6. Laundry – Whether washing dog slobber from delicates or some unidentifiable substance from dog blankets, you can use your own powerful laundry detergent. Simply mix one cup grated Fels Naptha soap, 1/2 cup of borax and 1/2 cup washing soda. All of these items should be available in the laundry detergent section of your store. Use between one and two tablespoons. This is a non-toxic mixture.
These six simple homemade pet cleaning remedies are easy to make, non-toxic and effective on many stains. For really tough stains, you may want to graduate up to using bleach, keeping in mind that bleach does change a substance’s color so it must be used carefully. For everyday cleaning, you’ll find these remedies are very successful. And don’t worry about your house smelling like vinegar – the smell dissipates when it dries.
4 thoughts on “Six Homemade Remedies for Dog Stains and Odors”
I like that you mentioned the importance of doing laundry. This is a great way to make sure that you are getting enough done for your home and its smell. My sister would love knowing this as she researches pet odor removal.
It seems like every time, pretty much daily that I will read something like for instance an example taking and rolling your hand and duct tape and removing lint that way or using a damp cloth I’ve done these things for years and then I’m seeing them now posted so I just makes me feel good it makes me feel like yes there are very many very very very many unseen things that I do in life that I’m on the right track so if anyone out there has an idea and it works for you you just worked out idea and just be you!
It never fails to amaze me how useful vinegar is when it comes to cleaning… who would’ve thought something so stinky could get rid of other stinky smells? Especially one as tenacious as pet urine…

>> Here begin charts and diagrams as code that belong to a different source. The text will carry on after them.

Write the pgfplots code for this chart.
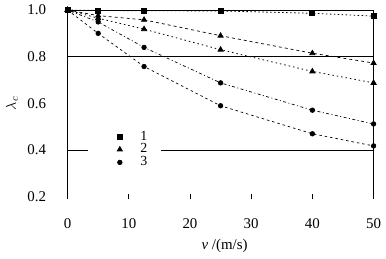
\documentclass[border=0pt]{standalone}
\usepackage{pgfplots}
\pgfplotsset{compat=1.18}
\usepackage{fontspec}
\setmainfont{Liberation Serif}
\begin{document}
\fontsize{15bp}{18bp}\selectfont
\begin{tikzpicture}
\begin{axis}[
  width=308bp, height=188bp, scale only axis,
  xmin=0, xmax=50, ymin=0.2, ymax=1.0,
  clip=false,
  axis line style={draw=none},
  xtick={0,10,20,30,40,50},
  ytick={0.2,0.4,0.6,0.8,1.0},
  yticklabels={0.2,0.4,0.6,0.8,1.0},
  xtick pos=bottom, ytick pos=left,
  tick align=center,
  major tick length=5bp,
  ytick style={draw=none},
  xtick style={black, line width=0.6bp},
  xticklabel style={yshift=-14bp},
  yticklabel style={xshift=-14bp},
  /pgf/number format/assume math mode=true,
  xlabel={\textit{v} /(m/s)},
  xlabel style={at={(axis description cs:0.5,0)}, anchor=north, yshift=-37bp, xshift=4bp},
  legend style={at={(0.065,0.37)}, anchor=north west, draw=none, fill=white,
    font=\fontsize{14bp}{14bp}\selectfont, row sep=-2.5bp, inner xsep=12bp, inner ysep=1bp},
  legend cell align=left,
  legend image code/.code={\path (0bp,0bp) (22bp,0bp); \draw[#1] plot coordinates {(20bp,0bp)};},
]
\draw[black, line width=0.7bp] (axis cs:0,0.2) -- (axis cs:0,1.0);
\draw[black, line width=0.7bp] (axis cs:50,0.2) -- (axis cs:50,1.0);
\draw[black, line width=0.7bp] (axis cs:0,1.0) -- (axis cs:50,1.0);
\draw[black, line width=0.7bp] (axis cs:0,0.8) -- (axis cs:50,0.8);
\draw[black, line width=0.7bp] (axis cs:0,0.4) -- (axis cs:50,0.4);
\coordinate (O) at (rel axis cs:0,0);
\coordinate (T) at (rel axis cs:1,1);
\node[rotate=90] at ([xshift=-56bp]rel axis cs:0,0.5) {$\lambda_c$};

\addplot[black, line width=0.8bp, dash pattern=on 1.5bp off 2.5bp, mark=square*, mark size=2.5bp, mark options={solid}]
  coordinates {(0,1.0) (5,0.998) (12.5,0.997) (25,0.996) (40,0.986) (50,0.974)};
\addlegendentry{\hspace{16bp}1}
\addplot[black, line width=0.7bp, dash pattern=on 3bp off 3bp, mark=triangle*, mark size=3bp, mark options={solid}]
  coordinates {(0,1.0) (5,0.976) (12.5,0.958) (25,0.89) (40,0.815) (50,0.773)};
\addlegendentry{\hspace{16bp}2}
\addplot[black, line width=0.7bp, dash pattern=on 1pt off 2.5pt on 3pt off 2.5pt, mark=*, mark size=2.3bp, mark options={solid}]
  coordinates {(0,1.0) (5,0.949) (12.5,0.84) (25,0.688) (40,0.571) (50,0.512)};
\addlegendentry{\hspace{16bp}3}
\addplot[black, line width=0.8bp, dash pattern=on 1.5bp off 3bp, mark=triangle*, mark size=3bp, mark options={solid}, forget plot]
  coordinates {(0,1.0) (5,0.965) (12.5,0.918) (25,0.83) (40,0.737) (50,0.688)};
\addplot[black, line width=0.7bp, dash pattern=on 2.5bp off 3bp, mark=*, mark size=2.3bp, mark options={solid}, forget plot]
  coordinates {(0,1.0) (5,0.90) (12.5,0.758) (25,0.59) (40,0.47) (50,0.418)};
\end{axis}
\path ([shift={(-68bp,-62bp)}]O) rectangle ([shift={(10bp,7bp)}]T);
\end{tikzpicture}
\end{document}
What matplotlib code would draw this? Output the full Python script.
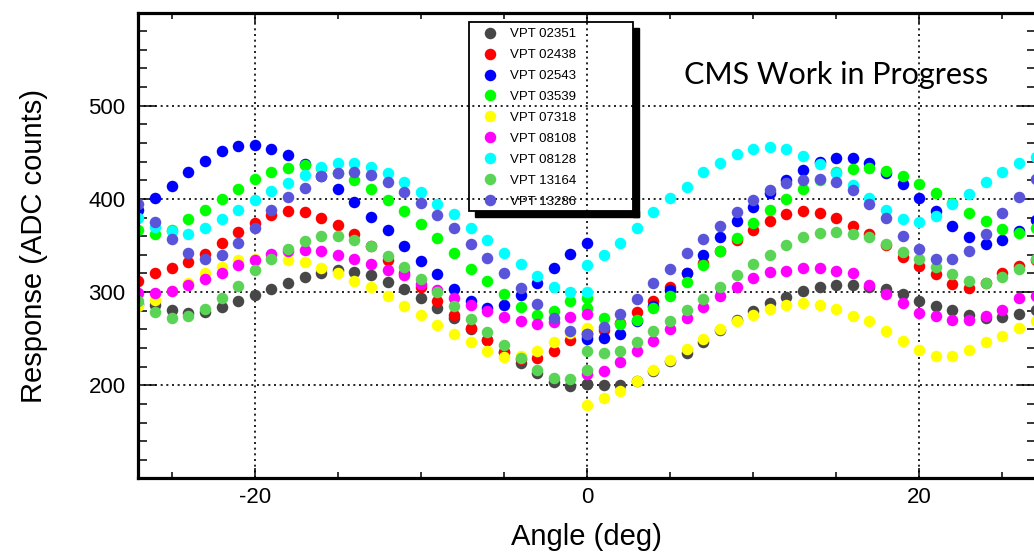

It’s also good to see someone recommending duct tape for removing pet hair instead of those overpriced pet hair rollers!
My 2 dogs and I have recently moved into a house with 2 other dogs (2 females and 2 males and they have all been fixed). The dogs know each other, but unfortunately accidents have occurred and we are worried about the house starting to smell like pee. I have read about using vinegar to clean the stains, but what do you recommend to prevent this from happening again or the other dogs from peeing on the same spot? We take them out at least 3x/day to use the bathroom.